French workers and their families leave town for three weeks minimum in late July and August. The obvious result is that businesses are closed or operating with minimal staffing during this time. The workers may be traveling or spending time at the family country home - the important thing is that they are not working.
As a result (or perhaps cause?) of this time away, the French tend to be much less work-oriented than Americans. At a French dinner party you will not be asked about your profession. At least not until after the more-interesting topics (including your last vacation) have been exhausted. By contrast, I often found myself in Boston wishing I’d brought a stack of resumes to hand out at social events. “Where do you work? What degrees to you have? From where?...”
My Boston salary, it should be said, was more than double what I now earn. And thus we stumble upon the main argument against French vacation: that it just costs too much.

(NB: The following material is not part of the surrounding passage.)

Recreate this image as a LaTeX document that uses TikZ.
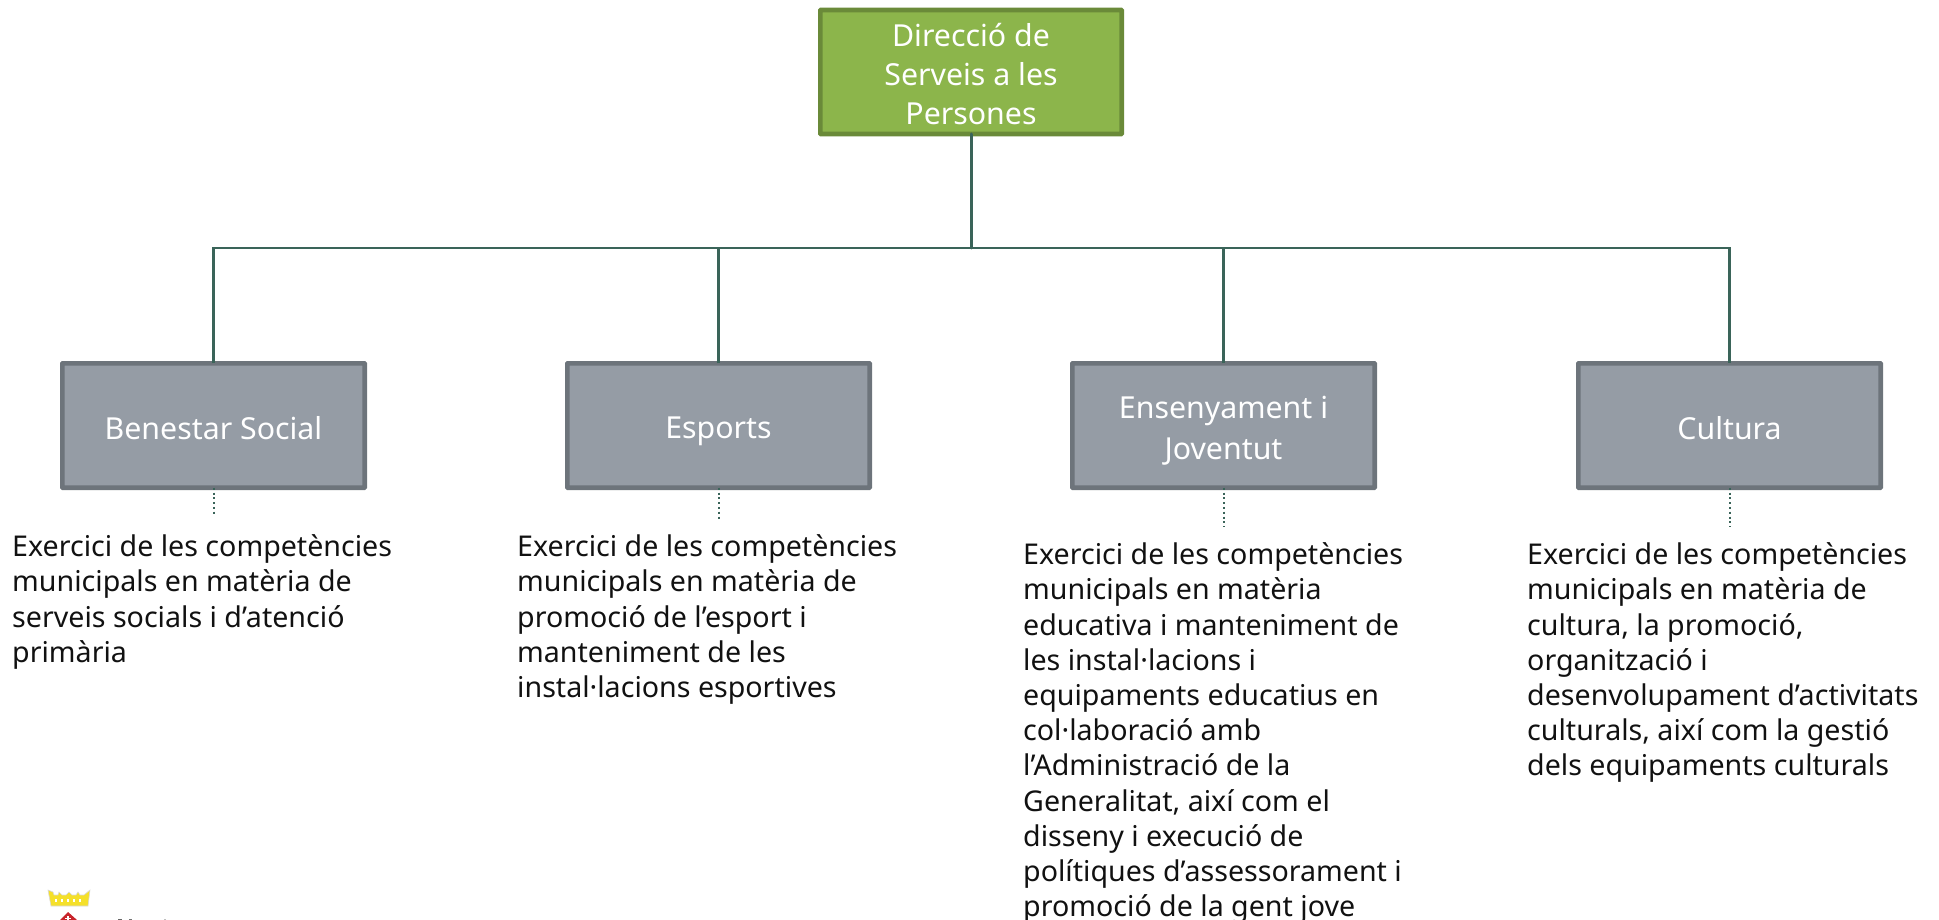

But is that true? And moreover, so what?
My salary, while low by American standards, is sufficient for my life in Paris. This is helped by the fact that I don’t have to pay hundreds of dollars every month for health insurance, car insurance, car loan, and gas. If I didn’t have student loans, which the French don’t, I’d be living even higher on the chestnut-fed hog. Same goes for “if I owned my own apartment,” which many Parisians do.
To experience serious salary increase, the French would have to barter away the things that make their lives better. And the overwhelming majority of them are unwilling to trade this for the contestable glory of consumer living.
So they sit, well-tanned and talkative, on the first-Monday Métro. Smiling contentedly that they still have something from which to return.